- _RECORDED DATA_
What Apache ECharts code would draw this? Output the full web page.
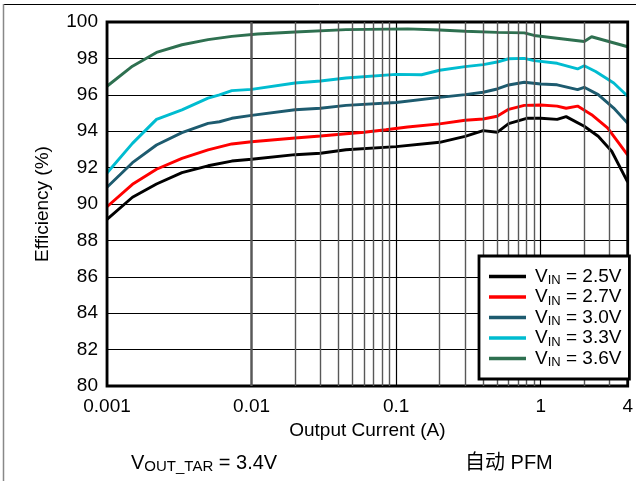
<!DOCTYPE html>
<html>
<head>
<meta charset="utf-8">
<script src="https://cdn.jsdelivr.net/npm/echarts@6/dist/echarts.min.js"></script>
<style>
  html, body { margin: 0; padding: 0; background: #fff; }
  #chart { width: 636px; height: 481px; }
</style>
</head>
<body>
<div id="chart"></div>
<script>
const FONT = "'Liberation Sans', Arial, 'Noto Sans CJK SC', sans-serif";

// Input voltages (V) shown in the legend
const inputVoltages = ['2.5', '2.7', '3.0', '3.3', '3.6'];

// Output current (A) / efficiency (%) per input voltage
const current25 = [0.001, 0.0015, 0.0022, 0.0033, 0.005, 0.0073, 0.01, 0.02, 0.03, 0.045, 0.1, 0.2, 0.3, 0.4, 0.5, 0.6, 0.8, 1.0, 1.3, 1.5, 2.0, 2.5, 3.1, 4];
const eff25 = [89.16, 90.37, 91.10, 91.72, 92.10, 92.36, 92.46, 92.71, 92.79, 92.98, 93.15, 93.39, 93.72, 94.03, 93.94, 94.42, 94.71, 94.71, 94.65, 94.80, 94.27, 93.72, 92.90, 91.20];

const current27 = [0.001, 0.0015, 0.0022, 0.0033, 0.005, 0.0073, 0.01, 0.02, 0.03, 0.045, 0.06, 0.085, 0.12, 0.2, 0.3, 0.4, 0.5, 0.6, 0.77, 1.0, 1.3, 1.5, 1.8, 2.25, 2.9, 4];
const eff27 = [89.85, 91.08, 91.91, 92.51, 92.97, 93.30, 93.42, 93.63, 93.74, 93.86, 93.94, 94.08, 94.23, 94.40, 94.60, 94.67, 94.82, 95.20, 95.42, 95.44, 95.38, 95.26, 95.38, 94.91, 94.18, 92.68];

const current30 = [0.001, 0.0015, 0.0022, 0.0033, 0.005, 0.006, 0.0073, 0.01, 0.02, 0.03, 0.045, 0.1, 0.2, 0.3, 0.4, 0.5, 0.6, 0.77, 1.0, 1.3, 1.8, 2.0, 2.5, 3.2, 4];
const eff30 = [90.92, 92.27, 93.24, 93.92, 94.43, 94.52, 94.71, 94.87, 95.18, 95.26, 95.42, 95.58, 95.86, 96.01, 96.14, 96.32, 96.54, 96.69, 96.59, 96.55, 96.28, 96.41, 96.01, 95.27, 94.43];

const current33 = [0.001, 0.0015, 0.0022, 0.0033, 0.005, 0.006, 0.0073, 0.01, 0.02, 0.03, 0.045, 0.1, 0.15, 0.2, 0.3, 0.4, 0.5, 0.6, 0.77, 0.9, 1.3, 1.8, 2.0, 2.4, 3.2, 4];
const eff33 = [91.70, 93.33, 94.65, 95.17, 95.82, 96.00, 96.23, 96.30, 96.65, 96.76, 96.92, 97.12, 97.10, 97.35, 97.55, 97.66, 97.80, 97.98, 98.00, 97.88, 97.73, 97.42, 97.60, 97.28, 96.65, 95.92];

const current36 = [0.001, 0.0015, 0.0022, 0.0033, 0.005, 0.0073, 0.011, 0.02, 0.045, 0.12, 0.2, 0.3, 0.5, 0.77, 0.9, 2.0, 2.25, 4];
const eff36 = [96.47, 97.57, 98.33, 98.75, 99.03, 99.21, 99.34, 99.45, 99.58, 99.62, 99.56, 99.49, 99.43, 99.40, 99.26, 98.93, 99.19, 98.64];

// Intermediate log-decade grid positions (A)
const minorGrid = [0.002, 0.003, 0.004, 0.005, 0.006, 0.007, 0.008, 0.009,
                   0.02, 0.03, 0.04, 0.05, 0.06, 0.07, 0.08, 0.09,
                   0.2, 0.3, 0.4, 0.5, 0.6, 0.7, 0.8, 0.9, 2, 3];

const lineColors = ['#000000', '#ff0000', '#1d5b6f', '#00bcd0', '#2e7050'];
const currents = [current25, current27, current30, current33, current36];
const effs = [eff25, eff27, eff30, eff33, eff36];

const zip = (xs, ys) => xs.map((x, i) => [x, ys[i]]);
const seriesName = v => 'VIN = ' + v + 'V';

const curveSeries = inputVoltages.map((v, i) => ({
  name: seriesName(v),
  type: 'line',
  data: zip(currents[i], effs[i]),
  showSymbol: false,
  symbol: 'none',
  z: 3,
  lineStyle: { color: lineColors[i], width: 2.9 },
  itemStyle: { color: lineColors[i] },
  emphasis: { disabled: true },
  animation: false
}));

// Minor vertical grid lines drawn through the x scale
const gridSeries = {
  name: 'grid',
  type: 'line',
  data: [],
  z: 1,
  silent: true,
  animation: false,
  markLine: {
    silent: true,
    symbol: ['none', 'none'],
    label: { show: false },
    animation: false,
    lineStyle: { color: '#585858', width: 1.4, type: 'solid' },
    emphasis: { disabled: true },
    data: minorGrid.map(x => ({ xAxis: x }))
  }
};

const chart = echarts.init(document.getElementById('chart'), null, { renderer: 'canvas' });

chart.setOption({
  animation: false,
  backgroundColor: '#fff',
  textStyle: { fontFamily: FONT },
  grid: {
    left: 107, right: 3.5, top: 22, bottom: 95,
    show: true, borderColor: '#000', borderWidth: 2.8, backgroundColor: 'transparent', z: 4
  },
  xAxis: {
    type: 'log',
    logBase: 10,
    min: 0.001,
    max: 4,
    name: 'Output Current (A)',
    nameLocation: 'middle',
    nameGap: 33,
    nameTextStyle: { fontSize: 19, color: '#000', fontFamily: FONT },
    axisLine: { show: false },
    axisTick: { show: false },
    axisLabel: {
      fontSize: 19, color: '#000', fontFamily: FONT, margin: 11,
      showMinLabel: true, showMaxLabel: true,
      formatter: v => String(+Number(v).toPrecision(3))
    },
    splitLine: { show: true, lineStyle: { color: '#000', width: 1.2 } }
  },
  yAxis: {
    type: 'value',
    min: 80,
    max: 100,
    interval: 2,
    name: 'Efficiency (%)',
    nameLocation: 'middle',
    nameGap: 55,
    nameTextStyle: { fontSize: 19, color: '#000', fontFamily: FONT },
    axisLine: { show: false },
    axisTick: { show: false },
    axisLabel: { fontSize: 19, color: '#000', fontFamily: FONT, margin: 9 },
    splitLine: { show: true, lineStyle: { color: '#000', width: 1.2 } }
  },
  legend: {
    orient: 'vertical',
    left: 479,
    top: 256,
    padding: [11, 8, 10, 10],
    itemGap: 0.5,
    itemWidth: 37,
    itemHeight: 3.5,
    icon: 'rect',
    backgroundColor: '#fff',
    borderColor: '#000',
    borderWidth: 2.8,
    z: 10,
    selectedMode: false,
    data: inputVoltages.map(seriesName),
    formatter: name => '{v|V}{s|IN}{t|' + name.slice(3) + '}',
    textStyle: {
      fontFamily: FONT,
      color: '#000',
      rich: {
        v: { fontSize: 19, lineHeight: 21, padding: [0, 0, 0, 4], fontFamily: FONT, color: '#000' },
        s: { fontSize: 13, lineHeight: 13, verticalAlign: 'bottom', fontFamily: FONT, color: '#000' },
        t: { fontSize: 19, lineHeight: 21, fontFamily: FONT, color: '#000' }
      }
    }
  },
  graphic: [
    { type: 'line', silent: true, shape: { x1: 3.5, y1: 4.5, x2: 636, y2: 4.5 }, style: { stroke: '#000', lineWidth: 1 } },
    { type: 'line', silent: true, shape: { x1: 3.5, y1: 4, x2: 3.5, y2: 481 }, style: { stroke: '#888', lineWidth: 1.5 } },
    {
      type: 'text', silent: true, x: 131, y: 463,
      style: {
        text: '{v|V}{s|OUT_TAR}{v| = 3.4V}',
        fill: '#000',
        verticalAlign: 'middle',
        fontFamily: FONT,
        fontSize: 20,
        rich: {
          v: { fontSize: 20, lineHeight: 22, fontFamily: FONT, fill: '#000' },
          s: { fontSize: 15, lineHeight: 15, verticalAlign: 'bottom', fontFamily: FONT, fill: '#000' }
        }
      }
    },
    {
      type: 'text', silent: true, x: 465, y: 463,
      style: { text: '自动 PFM', fill: '#000', verticalAlign: 'middle', fontFamily: FONT, fontSize: 20 }
    }
  ],
  series: [gridSeries].concat(curveSeries)
});
</script>
</body>
</html>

- _GIVEN REQUEST_
Look through the material and say how many lines hold "Output". Give the number only.

- _RESPONSE BELOW_
3